Sometimes I’ll get really specific ideas about effects that I’ll try as well. Andrew Scheps: Kind of, although I don’t use a lot of effects. I use a lot of parallel compression so that’s more of what I have set up. In terms of what gets sent to those compressors, some of it is consistent and some of it changes with every mix, but they’re ready for me at the push of a button, which on an analog console is great because I just leave that part of the patchbay alone. I don’t tend to use many effects because a lot of the stuff I mix is straight up guitar rock and it’s more about the balance and making things explode. Andrew Scheps: You’re never really as aware of your own process as you think you are. I’ll think that I really didn’t do much of anything and then I’ll look at a mix and find that I’m using 50 things on it. There are things that always live in the same place, like channel 24 is always the vocal, so I’m usually figuring out how to lay out everything between the drums and the vocal. I do that while I’m finding out what everything is doing, so there’s a long discovery process where it doesn’t seem like I’m getting much done, but then everything happens really quickly after that. Andrew Scheps: It depends. I’d love to say that I always build it from the vocal, but usually what I’ll do is deal with the drums to get them to act like one fader’s worth of stuff instead of 20 or whatever it is.
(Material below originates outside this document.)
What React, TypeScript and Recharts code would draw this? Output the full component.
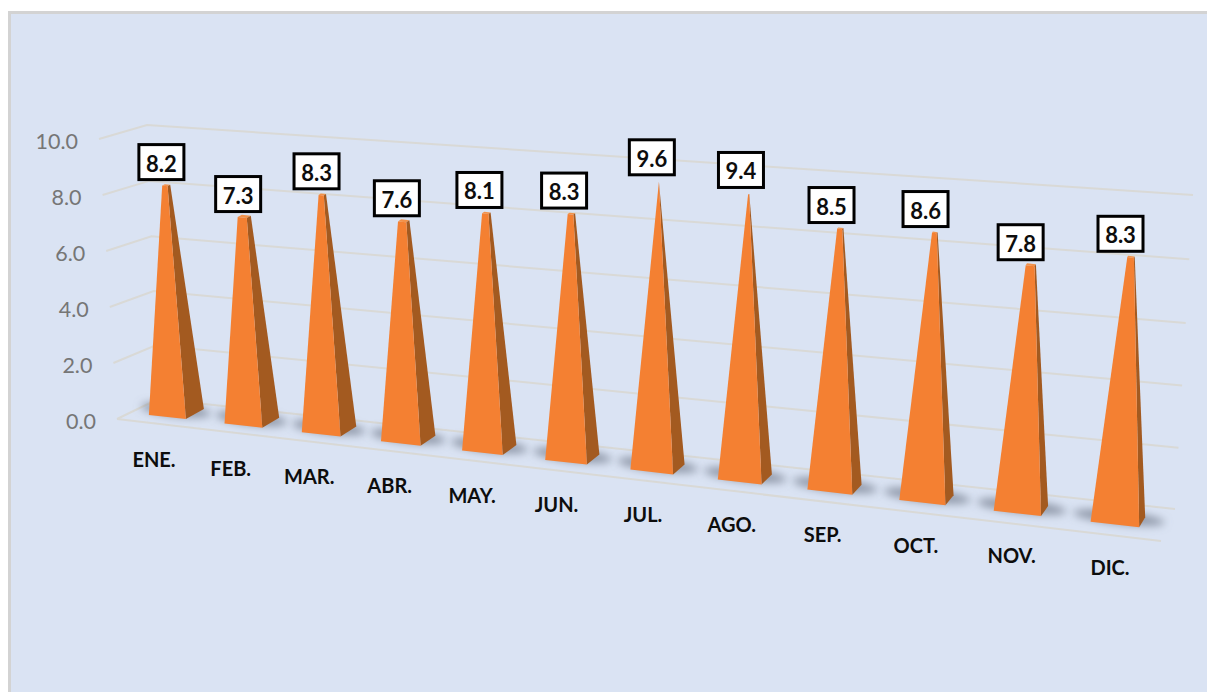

Once I’ve gone through that process that I just described, everything seems to come up at once. I’ll have listened to vocal and the background vocals and know exactly where they are, but I’ll get the band to work without the vocals first, which I know a lot of people don’t think is a good idea. After 20 years, my brain sometimes unconsciously knows what an instrument will sound like soloed, so I’ll tend to get the tone on things separately, and then it’s all about the balance. I almost never have to go back and change things once I get the vocals in.